The potential rulings are irrelevant since the rights are absolute.
I would rather be shot by a "well-meaning but stupid vigilante" than a malicious, evil, violent criminal. How often are well-meaning but stupid vigilantes shooting people and then ask yourself how often criminals are.
Most people that criminals shoot, are people that they know.
Crimes of passion, drug deals gone bad, etc, etc.
It's VERY RARE that someone is shot and killed by a complete and total stranger, for no apparent reason.
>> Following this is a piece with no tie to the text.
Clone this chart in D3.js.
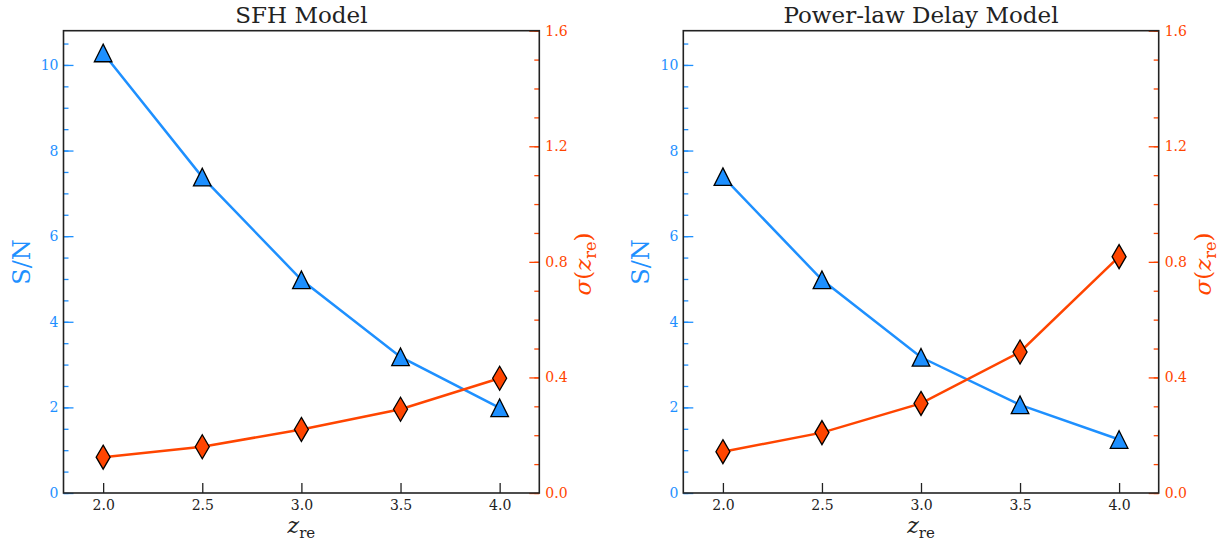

If the second amendment were designed to insure the government's keeping a "well regulated militia" then it would have said "the right of the militia to keep and bear arms shall not be infringed". It says "right of the people" for a reason. America had just finished a war for freedom against a government who changed laws at will, refused to listen to its citizens, confiscated private property for use by government officials without compensation, abused its citizens and their families, on and on ad nauseum.
The second amendment SAYS: "A well regulated Militia, being necessary to the security of a free State, the right of the people to keep and bear Arms, shall not be infringed."
It clearly says that people have the right to bear arms, so that they can act as part of the "citizen militia", to help keep us free. What you on the right don't understand, is that we didn't have a standing military when the constitution was written. Our forefathers relied on CITIZENS to keep the peace, protect us from invaders, etc, etc.
Since we now have NUMEROUS police forces, sheriffs departments, state police / troopes, and a full standing military, the second amendment has been rendered obsolete and irrelevant, since we DO NOT rely on the private citizens, (aka a militia), of this nation to "keep the peace" or "protect us from foreign invaders".